Dr Nick Mahony – Co-investigator (Creating Publics)

Dr Nick Mahony

Dr Nick Mahony

Role

Nick was one of five co-investigators working on the Catalyst project. His main roles on the project were to:

  • help plan and co-ordinate the work of one of the two Catalyst Research Associates;
  • mentor relevant public engagement projects;
  • contribute to career development and training programmes; and,
  • translate findings and relevant insights from the Creating Publics project into the context of the Catalyst.

Research

Nick’s main research interests are in contemporary publics, emerging forms of participatory and democratic culture and practice and the politics of mediation. His main focus currently is on the Creating Publics project, a three-year a research and development project, supported by The Open University, which aims to innovate new ways of conceptualising and enacting public engagement with social science research.

Nick is also a Co-investigator (Principal Investigator, Prof John Clarke) on the ESRC funded International Partnership and Networking Grant Making publics across time and space. For this, he is helping to set up a new collaborative network between the North American ‘Making Publics’ research team and CCIG’s Publics Research Programme.

With Clive Barnett and Janet Newman, Nick was a co-investigator and co-organiser of the 2008-2010 ESRC Seminar Series Emergent Publics. One output of this was the volume Rethinking the Public. Following this, Nick then co-authored (with Clive Barnett) Segmenting Publics, a report commissioned by the National Coordinating Centre for Public Engagement and the ESRC to analyse the benefits and difficulties of using public segmentation techniques for public engagement in the HE sector.

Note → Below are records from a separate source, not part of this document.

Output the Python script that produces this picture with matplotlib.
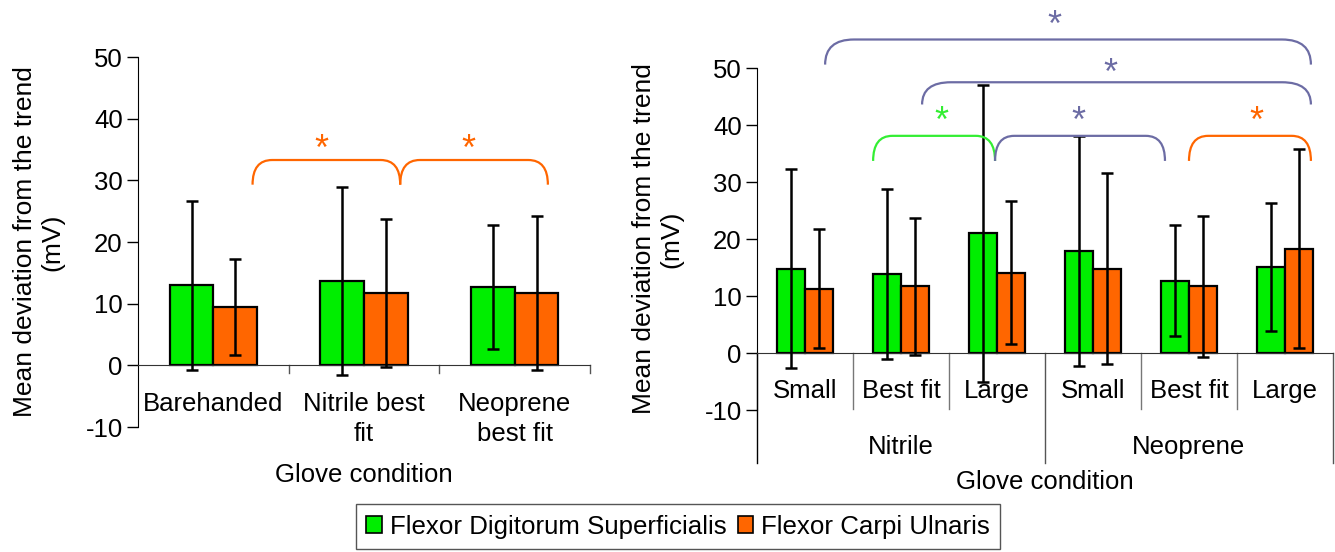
import numpy as np
import matplotlib.pyplot as plt
from matplotlib.path import Path
from matplotlib.patches import PathPatch, Patch

plt.rcParams['font.family'] = ['Liberation Sans', 'DejaVu Sans']
plt.rcParams['font.size'] = 18.5
plt.rcParams['axes.unicode_minus'] = False

green = '#00ee00'
orange = '#ff6600'
purple = '#6c6ca4'

# left panel: best-fit gloves vs barehanded
left_cats = ['Barehanded', 'Nitrile best\nfit', 'Neoprene\nbest fit']
left_fds = [13.0, 13.7, 12.7]
left_fds_err = [13.7, 15.3, 10.0]
left_fcu = [9.4, 11.7, 11.7]
left_fcu_err = [7.8, 12.0, 12.5]

# right panel: glove sizes per material
right_sizes = ['Small', 'Best fit', 'Large', 'Small', 'Best fit', 'Large']
right_groups = ['Nitrile', 'Neoprene']
right_fds = [14.8, 13.8, 21.0, 17.9, 12.7, 15.1]
right_fds_err = [17.4, 14.9, 26.0, 20.1, 9.8, 11.2]
right_fcu = [11.3, 11.7, 14.1, 14.8, 11.7, 18.3]
right_fcu_err = [10.5, 12.0, 12.6, 16.8, 12.4, 17.5]

series_names = ['Flexor Digitorum Superficialis', 'Flexor Carpi Ulnaris']

fig = plt.figure(figsize=(13.35, 5.52), dpi=100)
ax1 = fig.add_axes([0.1034, 0.2264, 0.3386, 0.6703])
ax2 = fig.add_axes([0.5670, 0.2572, 0.4315, 0.6196])

w = 0.29
ekw = dict(ecolor='black', elinewidth=1.8, capsize=4.5, capthick=1.8)


def draw_bars(ax, fds, fds_err, fcu, fcu_err):
    x = np.arange(len(fds))
    ax.bar(x - w / 2, fds, w, color=green, edgecolor='black', linewidth=1.6, zorder=2)
    ax.bar(x + w / 2, fcu, w, color=orange, edgecolor='black', linewidth=1.6, zorder=2)
    ax.errorbar(x - w / 2, fds, yerr=fds_err, fmt='none', zorder=3, **ekw)
    ax.errorbar(x + w / 2, fcu, yerr=fcu_err, fmt='none', zorder=3, **ekw)
    ax.set_xlim(-0.5, len(fds) - 0.5)
    ax.set_ylim(-10, 50)
    ax.set_yticks(np.arange(-10, 51, 10))
    ax.tick_params(axis='y', direction='out', length=8, width=1, pad=3)
    ax.set_xticks([])
    for s in ['top', 'right']:
        ax.spines[s].set_visible(False)
    ax.spines['bottom'].set_position(('data', 0))
    ax.spines['bottom'].set_color('#333333')
    ax.set_ylabel('Mean deviation from the trend\n(mV)', labelpad=15, fontsize=19)


def bracket(ax, x0, x1, ylo, yhi, r, color):
    verts = [(x0, ylo), (x0, yhi), (x0 + r, yhi), (x1 - r, yhi), (x1, yhi), (x1, ylo)]
    codes = [Path.MOVETO, Path.CURVE3, Path.CURVE3, Path.LINETO, Path.CURVE3, Path.CURVE3]
    ax.add_patch(PathPatch(Path(verts, codes), facecolor='none', edgecolor=color,
                           linewidth=1.6, clip_on=False, zorder=4))


def star(ax, x, y, color):
    ax.text(x, y, '*', color=color, fontsize=26, ha='center', va='center', clip_on=False)


# ---- left panel
draw_bars(ax1, left_fds, left_fds_err, left_fcu, left_fcu_err)
for xd in [0.5, 1.5, 2.5]:
    ax1.plot([xd, xd], [0, -1.3], color='#555555', lw=1, clip_on=False)
for i, lab in enumerate(left_cats):
    ax1.text(i, -4.3, lab, ha='center', va='top', linespacing=1.3)
ax1.text(1, -17.8, 'Glove condition', ha='center', va='center')

bracket(ax1, 0.26, 1.24, 29.3, 33.3, 0.13, orange)
bracket(ax1, 1.24, 2.22, 29.3, 33.3, 0.13, orange)
star(ax1, 0.72, 34.9, orange)
star(ax1, 1.69, 34.9, orange)

# ---- right panel
draw_bars(ax2, right_fds, right_fds_err, right_fcu, right_fcu_err)
for xd in [0.5, 1.5, 3.5, 4.5]:
    ax2.plot([xd, xd], [0, -9.8], color='#777777', lw=1, clip_on=False)
for xd in [-0.5, 2.5, 5.5]:
    ax2.plot([xd, xd], [0, -19.3], color='#555555' if xd > 0 else 'black', lw=1, clip_on=False)
for i, lab in enumerate(right_sizes):
    ax2.text(i, -6.6, lab, ha='center', va='center')
for g, lab in enumerate(right_groups):
    ax2.text(3 * g + 1, -16.5, lab, ha='center', va='center')
ax2.text(2.5, -22.6, 'Glove condition', ha='center', va='center')

bracket(ax2, 0.21, 5.27, 50.6, 55.0, 0.3, purple)
bracket(ax2, 1.22, 5.27, 43.6, 47.5, 0.3, purple)
bracket(ax2, 0.71, 1.98, 33.7, 38.1, 0.2, '#33ee33')
bracket(ax2, 1.98, 3.75, 33.7, 38.1, 0.2, purple)
bracket(ax2, 4.0, 5.27, 33.7, 38.1, 0.2, orange)
star(ax2, 2.6, 57.3, purple)
star(ax2, 3.18, 48.9, purple)
star(ax2, 1.42, 40.4, '#33ee33')
star(ax2, 2.85, 40.4, purple)
star(ax2, 4.7, 40.4, orange)

handles = [Patch(facecolor=green, edgecolor='black', linewidth=1.2),
           Patch(facecolor=orange, edgecolor='black', linewidth=1.2)]
leg = fig.legend(handles, series_names, loc='center', bbox_to_anchor=(0.508, 0.046), ncol=2,
                 fancybox=False, edgecolor='#555555', framealpha=1, handlelength=0.6,
                 handleheight=0.6, handletextpad=0.3, columnspacing=0.45, borderpad=0.4,
                 fontsize=18.6)
leg.get_frame().set_linewidth(1)

fig.savefig('out.png', dpi=100)
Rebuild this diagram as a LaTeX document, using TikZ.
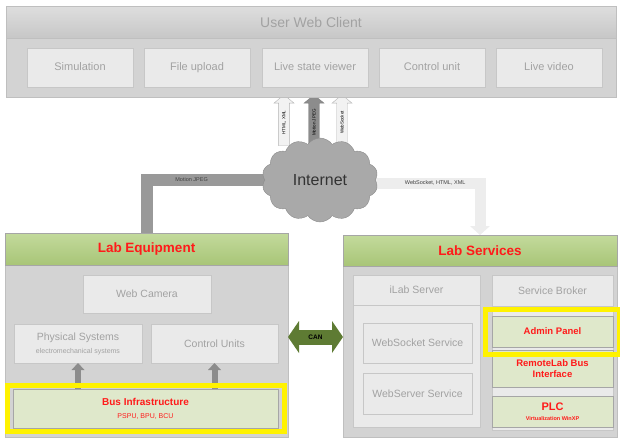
\documentclass[tikz,border=0pt]{standalone}
\usepackage{fontspec}
\setmainfont{Liberation Sans}
\usetikzlibrary{shapes.symbols,shapes.arrows,arrows.meta,shadows,fit,backgrounds}

\definecolor{txtc}{HTML}{A2A2A2}
\definecolor{boxc}{HTML}{EAEAEA}
\definecolor{bodyc}{HTML}{D3D3D3}
\definecolor{labred}{HTML}{FF1A1A}
\definecolor{gtop}{HTML}{C3DA9C}
\definecolor{gbot}{HTML}{A8C577}
\definecolor{lgreen}{HTML}{DFE8CB}
\definecolor{cangreen}{HTML}{5E7B33}
\definecolor{cloudc}{HTML}{A9A9A9}

\tikzset{
  gbox/.style={draw=black!22,fill=boxc,text=txtc,inner sep=0pt,outer sep=0pt,align=center,
    drop shadow={shadow xshift=1pt,shadow yshift=-1pt,opacity=.3,fill=black!60}},
  tbox/.style={gbox,minimum width=106pt,minimum height=39pt,text height=8pt,text depth=2pt,font=\fontsize{11}{13}\selectfont},
  ghead/.style={draw=black!25,top color=black!13,bottom color=black!22,text=txtc,inner sep=0pt,outer sep=0pt},
  body/.style={draw=black!25,fill=bodyc,inner sep=0pt,outer sep=0pt},
  lhead/.style={draw=black!35,top color=gtop,bottom color=gbot,text=labred,inner sep=0pt,outer sep=0pt,
    font=\fontsize{13.5}{16}\selectfont\bfseries},
  lgbox/.style={draw=black!35,fill=lgreen,text=labred,inner sep=0pt,outer sep=0pt,align=center,
    font=\fontsize{9.5}{11}\selectfont\bfseries},
  yframe/.style={draw=yellow,line width=5pt,inner sep=0pt},
  uparr/.style={single arrow,rotate=90,draw=black!30,fill=black!5,inner sep=1.5pt,
    minimum height=51pt,minimum width=20pt,single arrow head extend=3pt,single arrow tip angle=100,
    font=\fontsize{4.5}{5}\selectfont},
  smarr/.style={line width=6pt,draw=black!45,-{Triangle[length=7pt,width=13pt,line width=0pt]}},
}

\begin{document}
\begin{tikzpicture}[x=1pt,y=-1pt,font=\fontsize{10.5}{12}\selectfont]
  \useasboundingbox (0,0) rectangle (620,439);

  % user web client
  \node[ghead,minimum width=610pt,minimum height=32pt,font=\fontsize{14}{16}\selectfont] (uwc) at (311,22) {User Web Client};
  \node[body,minimum width=610pt,minimum height=59pt] (uwcbody) at (311,67.5) {};
  \node[tbox] (sim) at (80,67.5) {Simulation};
  \node[tbox] (upl) at (197,67.5) {File upload};
  \node[tbox] (lsv) at (315,67.5) {Live state viewer};
  \node[tbox] (ctl) at (432,67.5) {Control unit};
  \node[tbox] (vid) at (549,67.5) {Live video};

  % lab equipment
  \node[body,minimum width=283pt,minimum height=172pt] (leqbody) at (146.5,351) {};
  \node[lhead,minimum width=283pt,minimum height=32pt] (leqhead) at (146.5,249) {Lab Equipment};
  \node[gbox,minimum width=128pt,minimum height=38pt] (cam) at (147,294) {Web Camera};
  \node[gbox,minimum width=128pt,minimum height=39pt] (phys) at (78,343.5) {Physical Systems\\[1pt]{\fontsize{7}{8}\selectfont electromechanical systems}};
  \node[gbox,minimum width=127pt,minimum height=39pt] (cu) at (214.5,343.5) {Control Units};
  \node[lgbox,minimum width=265pt,minimum height=39pt,font=\fontsize{10}{12}\selectfont\bfseries] (bus) at (145.5,408.5) {Bus Infrastructure\\[1pt]{\fontsize{7}{8}\selectfont\mdseries PSPU, BPU, BCU}};
  \draw[smarr] (phys.south |- bus.north) -- (phys.south);
  \draw[smarr] (cu.south |- bus.north) -- (cu.south);
  \node[yframe,fit=(bus),inner xsep=6pt,inner ysep=3.5pt] (busframe) {};

  % lab services
  \node[body,minimum width=274pt,minimum height=171pt] (lsrvbody) at (480,351.5) {};
  \node[lhead,minimum width=274pt,minimum height=31pt] (lsrvhead) at (480,250.5) {Lab Services};
  \node[gbox,minimum width=127pt,minimum height=122pt] (ilabbody) at (416.5,366) {};
  \node[gbox,minimum width=127pt,minimum height=30pt] (ilab) at (416.5,290) {iLab Server};
  \node[gbox,minimum width=109pt,minimum height=40pt] (wss) at (417.5,343) {WebSocket Service};
  \node[gbox,minimum width=109pt,minimum height=41pt] (wsv) at (417.5,393.5) {WebServer Service};
  \node[gbox,minimum width=121pt,minimum height=124pt] (sbbody) at (552.5,368) {};
  \node[gbox,minimum width=121pt,minimum height=31pt] (sb) at (552.5,290.5) {Service Broker};
  \node[lgbox,minimum width=121pt,minimum height=37pt] (rlb) at (552.5,368.5) {RemoteLab Bus\\Interface};
  \node[lgbox,minimum width=121pt,minimum height=31pt] (plc) at (552.5,411.5) {{\fontsize{11}{12}\selectfont PLC}\\[-1pt]{\fontsize{5.5}{6}\selectfont Virtualization WinXP}};
  \node[lgbox,minimum width=121pt,minimum height=31pt] (adm) at (552.5,331.5) {Admin Panel};
  \node[yframe,fit=(adm),inner xsep=6.5pt,inner ysep=7pt] (admframe) {};

  % CAN
  \coordinate (can) at (315,337);
  \draw[line width=15pt,draw=cangreen,{Triangle[length=11pt,width=32pt,line width=0pt]}-{Triangle[length=11pt,width=32pt,line width=0pt]}]
    (leqbody.east |- can) -- (lsrvbody.west |- can) node[midway,text=black,font=\fontsize{6.5}{7}\selectfont\bfseries]{CAN};

  % internet
  \node[cloud,cloud puffs=14,cloud puff arc=110,aspect=1.4,draw=black!45,fill=cloudc,minimum width=116pt,minimum height=84pt,
    inner sep=0pt,text=black!80,font=\fontsize{16}{18}\selectfont] (net) at (320,180) {Internet};
  \begin{scope}[on background layer]
    \draw[line width=12pt,draw=black!40] (net.center) -| (leqhead.north) node[pos=.37,text=black!75,font=\fontsize{5.5}{6}\selectfont]{Motion JPEG};
    \draw[line width=11pt,draw=black!7,-{Triangle[length=9pt,width=20pt,line width=0pt]}] ([yshift=-3pt]net.center) -| (lsrvhead.north)
      node[pos=.36,text=black!75,font=\fontsize{5.5}{6}\selectfont]{WebSocket, HTML, XML};
    \node[uparr] (up1) at (284,122.5) {HTML, XML};
    \node[uparr,fill=black!45,draw=black!50] (up2) at (314,122.5) {Motion JPEG};
    \node[uparr] (up3) at (342,122.5) {WebSocket};
  \end{scope}
\end{tikzpicture}
\end{document}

Between 2009-2010 Nick was an ESRC funded Post Doctoral Research Fellow and designed and prototyped The Experimental Democracy Console – a web archive that begins to allow users to sort and relate the growing range of contemporary public participation experiments taking place across the domains of formal politics, media, commerce, social movement activism, media and arts. A more elaborate version of this web resource is currently in development, in collaboration with the department of Politics and International Studies and OpenLearn.

Working under the auspices of CCIG’s Publics Research Programme, Nick has organised a range of research and more public events. These include: the June 2012 international workshop Creating publics, creating democracies (in collaboration with Goldsmiths College and University of Westminster); the 2012-14 Creating Publics keynote lecture series; the April 2011 workshop ‘Crisis of Participation; Participating in Crisis’ (in collaboration with the International Centre for Participation Studies, University of Bradford); and the 2010-2011 CCIG event series that addressed the theme ‘Big Cuts, Big Society’, involving a range of Third Sector participants.

Profile

Nick has studied and worked at the Open University since 2004, when he began his PhD in the Faculty of Social Sciences. His PhD analysed and compared the versions of the public and politics that were constituted and performed through three large-scale participatory political experiments – one of which was a social movement exercise, one of which was a local government initiative and one a reality television programme.

Since then Nick has worked, firstly as a Research Associate, then as a Research Fellow in the Centre for Citizenship, Identities and Governance which is an interdisciplinary research centre located in the Faculty of Social Sciences.

Nick is a member of the ESRC’s peer review college and a member of the advisory board for the Leverhulme funded research project Making Science Public. A selection of Nick’s research publications can be viewed at The Open University’s Open Research Online.